Social Science 224 | Oyogoa | 3 credits
Globalization is one of the defining features of the contemporary world, but there is considerable controversy regarding its nature, impact, and future trends. The goal of this course is to clarify what globalization is and how it is affecting communities around the world. This course draws upon various theoretical approaches from sociology and related disciplines to explore various issues pertaining to globalization. Is globalization really a new phenomena or have we seen this before? Does globalization ameliorate or increase race and gender inequality? How has globalization impacted Third World countries? Is economic globalization a naturally unfolding process or are there specific groups of people directing the global economy? What impact has globalization had on workers and organized labor? Does the West engage in cultural imperialism? This course examines these questions and more. Specifically, it looks at how globalization has developed recently and how it has impacted economies, nation-states, workers, gender relations, class inequality, culture, and other aspects of society.
Prerequisite: One 100-level course in social studies . This course is generally offered once every two years.
The work of James Baldwin provides an exemplary, timeless, and acute lens on the politics of the United States. This course follows Baldwin’s many genres of expression and interlocution—plays, poetry, novels, essays, film and more—to get a sense of the complexity of the claim to be a native son who does not have a country of his own. Baldwin invites, even necessitates, a close analysis of the full scope of race and its politics and anti-politics in the US, by assessing the trends that he instantiates, institutes, and reacts to in his large corpus of work—not to mention the matter of relating to what refuses to relate to you, and to the home one either burns down or chooses to leave. Apart from Baldwin’s own key writings, his correspondence with others is taken up. Selected secondary literature is paired with readings for every week to bring out the full impact of the political and cultural forces within which he is etched. We consult not only Baldwin’s literal contemporaries but also those who fall into a more varied and imaginative genealogical web with him. Over the course of the semester, students are asked to write and perform in a way that engages and interacts explicitly with Baldwin’s many voices.
No prerequisites. This course is generally offered once every two years.
This course provides students with an introduction to research methods in the social sciences with a focus on quantitative methods. Students read about and practice designing, implementing, and presenting findings from various types of research methodologies, including survey, experiment, and observation. In addition, this course covers some general issues related to social science research, including forming a hypothesis, ethics, and sampling. This course is heavily weighted toward a hands-on approach. The readings for the course are important and are required; however, it is assumed that a great deal of the learning takes place in actually attempting to design the studies.

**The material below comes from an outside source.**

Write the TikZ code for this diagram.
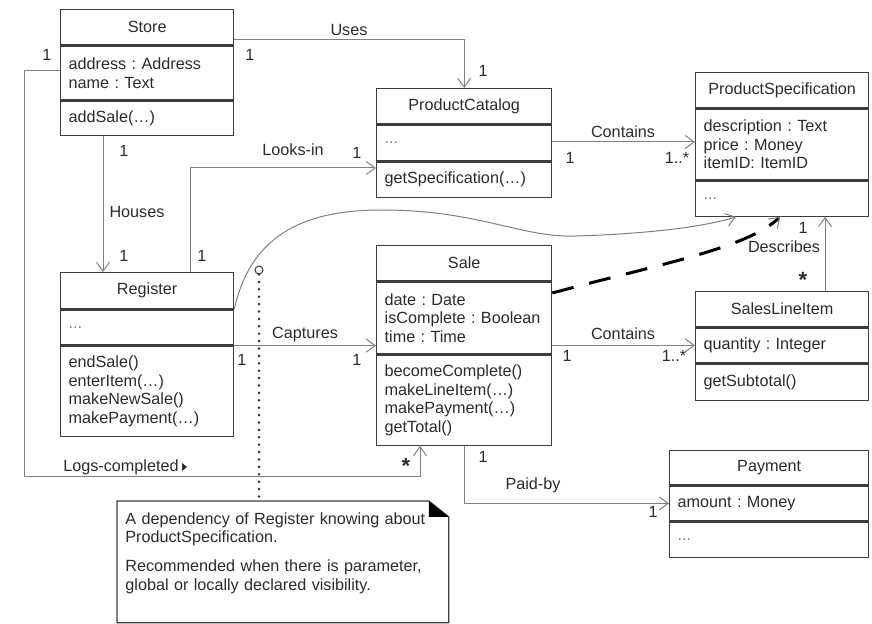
\documentclass[tikz,border=0pt]{standalone}
\usepackage{fontspec}
\setmainfont{Liberation Sans}
\usetikzlibrary{arrows.meta,positioning}
\definecolor{Ink}{HTML}{2B2B2B}
\definecolor{Frame}{HTML}{3C3C3C}
\definecolor{Wire}{HTML}{808080}

\tikzset{
 clshead/.style={draw=Frame,line width=0.65pt,anchor=north west,inner sep=0pt,text=Ink},
 clspart/.style={draw=Frame,line width=0.65pt,anchor=north west,inner xsep=4pt,inner ysep=0pt,align=left,text=Ink},
 assoc/.style={draw=Wire,line width=0.5pt,->},
 depline/.style={draw=black,line width=1.5pt,dash pattern=on 11pt off 8pt,
   -{Straight Barb[length=4.5pt,width=6.5pt,line width=0.5pt,color=Wire]}},
 dotline/.style={draw=Ink,line width=1.4pt,dash pattern=on 0pt off 3.7pt,line cap=round},
 ring/.style={circle,draw=Frame,line width=0.5pt,inner sep=0pt,minimum size=4pt,fill=white},
 lbl/.style={inner sep=0pt,text=Ink},
}

% name, corner, width, title, height, attributes, height, operations, height
\newcommand{\umlclass}[9]{%
 \node[clshead,minimum width=#3,minimum height=#5] (#1) at (#2) {#4};
 \node[clspart,text width=#3-8pt,minimum height=#7] (#1-a) at (#1.south west) {#6};
 \node[clspart,text width=#3-8pt,minimum height=#9] (#1-o) at (#1-a.south west) {#8};
}
\newcommand{\emptypart}{\textcolor{Wire}{...}}

\begin{document}
\frenchspacing
\begin{tikzpicture}[x=0.5pt,y=-0.5pt,font=\fontsize{8.1}{9.3}\selectfont,
 >={Straight Barb[length=4.5pt,width=6.5pt]}]
\useasboundingbox (0,0) rectangle (872,624);

% classes
\umlclass{store}{60,9}{86.5pt}{Store}{17.5pt}{address : Address\\name : Text}{27pt}{addSale(…)}{17pt}
\umlclass{catalog}{376,88}{87.5pt}{ProductCatalog}{17.5pt}{\emptypart}{18pt}{getSpecification(…)}{17.5pt}
\umlclass{spec}{695,72}{86.5pt}{ProductSpecification}{17.5pt}{description : Text\\price : Money\\itemID: ItemID}{35.5pt}{\emptypart}{17.5pt}
\umlclass{register}{60,272}{86.5pt}{Register}{18pt}{\emptypart}{17.5pt}{endSale()\\enterItem(…)\\makeNewSale()\\makePayment(…)}{45pt}
\umlclass{sale}{376,245}{87.5pt}{Sale}{17.5pt}{date : Date\\isComplete : Boolean\\time : Time}{36pt}{becomeComplete()\\makeLineItem(…)\\makePayment(…)\\getTotal()}{45pt}
\umlclass{sli}{695,291}{86.5pt}{SalesLineItem}{17.5pt}{quantity : Integer}{17.5pt}{getSubtotal()}{18pt}
\umlclass{payment}{669,450}{99.5pt}{Payment}{17pt}{amount : Money}{17.5pt}{\emptypart}{17.5pt}

% associations
\draw[assoc] (store.east |- 0,40) -| (catalog.north);
\draw[assoc] (store-o.south -| 103,0) -- (register.north -| 103,0);
\draw[assoc] (register.north -| 190,0) |- (catalog-o.west |- 0,168);
\draw[assoc] (store-a.west |- 0,71) -| (24,477) -| (sale-o.south -| 420,0);
\draw[assoc] (register-o.north east) -- (sale-a.west |- register-o.north east);
\draw[assoc] (catalog-a.east |- 0,142) -- (spec-a.west |- 0,142);
\draw[assoc] (sale-a.east |- sli-a.west) -- (sli-a.west);
\draw[assoc] (sli.north -| 825,0) -- (spec-o.south -| 825,0);
\draw[assoc] (sale-o.south) |- (payment-a.west);
\draw[assoc] (register-a.north east) .. controls (250,238) and (300,210) .. (381,210)
 .. controls (480,210) and (520,238) .. (577,236)
 .. controls (640,234) and (700,228) .. (spec-o.south -| 736,0);
\draw[depline] (sale-a.east |- 0,293) .. controls (660,264) and (748,248) .. (spec-o.south -| 780,0);

% association names
\node[lbl] (uses) at (349,30) {Uses};
\node[lbl] (houses) at (137,212) {Houses};
\node[lbl] (looksin) at (293,150) {Looks-in};
\node[lbl] (contains1) at (623,132) {Contains};
\node[lbl] (contains2) at (623,334) {Contains};
\node[lbl] (captures) at (305,335) {Captures};
\node[lbl] (describes) at (784,247) {Describes};
\node[lbl] (paidby) at (533,485) {Paid-by};
\node[lbl] (logs) at (121,467) {Logs-completed};
\fill[Ink] ([xshift=1.5pt,yshift=2pt]logs.east) -- ++(2.5pt,-2pt) -- ++(-2.5pt,-2pt) -- cycle;

% multiplicities
\foreach \x/\y/\t [count=\i] in {250/55/1,483/71/1,47/55/1,124/151/1,124/256/1,357/153/1,
 202/256/1,570/158/1,677/158/1..*,803/228/1,242/360/1,357/360/1,567/356/1,674/356/1..*,
 483/457/1,653/512/1}
 \node[lbl] (mult\i) at (\x,\y) {\t};
\node[lbl,font=\fontsize{11}{11}\selectfont\bfseries] (star1) at (406,466) {*};
\node[lbl,font=\fontsize{11}{11}\selectfont\bfseries] (star2) at (803,280) {*};

% note
\node[minimum width=165.5pt,minimum height=60.5pt,anchor=north west,inner sep=0pt] (note) at (117,501) {};
\draw[draw=Frame,line width=0.65pt] (note.north west) -- ([xshift=-10pt]note.north east)
 -- ([yshift=-8pt]note.north east) -- (note.south east) -- (note.south west) -- cycle;
\fill[black] ([xshift=-10pt]note.north east) -- ([yshift=-8pt]note.north east)
 -- ([xshift=-10pt,yshift=-8pt]note.north east) -- cycle;
\node[lbl,anchor=base west,text width=160pt,align=left] (notetext) at (125,524)
 {A dependency of Register knowing about\\ProductSpecification.\\[5.3pt]
  Recommended when there is parameter,\\global or locally declared visibility.};
\node[ring] (knot) at (259,270) {};
\draw[dotline] (knot.south) -- (knot.south |- note.north);
\end{tikzpicture}
\end{document}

Prerequisite: Seminar II or permission of the instructor. This course is generally offered once every two years.
Social Science 320 | Social Studies Faculty | 4 credits
To be human is to possess and to be possessed, or so we imagine. These twin conceits enchant and animate us; the first by supposing the subject’s control over itself, its surrounds, or both, including the assumption that we have a certain agency over proximal things—our bodies, ourselves, personal effects, private property, words, thoughts, and more. The second imagines the subject’s possession by forces or processes that are immanent within, or ambient to, our bodies, our minds, or our worlds—powers granting life, informing identities, or both: Myriad energies, spirits, vitalities, chants, symbols, and songs emanating from places, spaces, sensoria, landscapes, deities, people, animals, etc. While the subject in possession acquires powers of identity, ownership, belonging, sustenance, well-being, and selfhood, that which is possessed can also be dispossessed, and that which possesses may not be benign. This course explores ontic foundations of possession, ownership, belonging, and selfhood across the domains of social scientific inquiry by focusing on mind, brain, and (self-)possession; shamanism, trance, hypnosis, and spirit possession; property rights and possession; salvation and soteriologies of poverty and possession; sex, love, and possession; possession, performance, and performativity; and possessions of, and by, nature, resources, and nationhood.
Prerequisite: Acceptance by the Division of Social Studies into the Junior Fellows Program. This course is generally offered once a year.
Social Science 300/400 | Staff | 4 credits
Under these course numbers, juniors and seniors design tutorials to meet their particular interests and programmatic needs. A student should see the prospective tutor to define an area of mutual interest to pursue either individually or in a small group.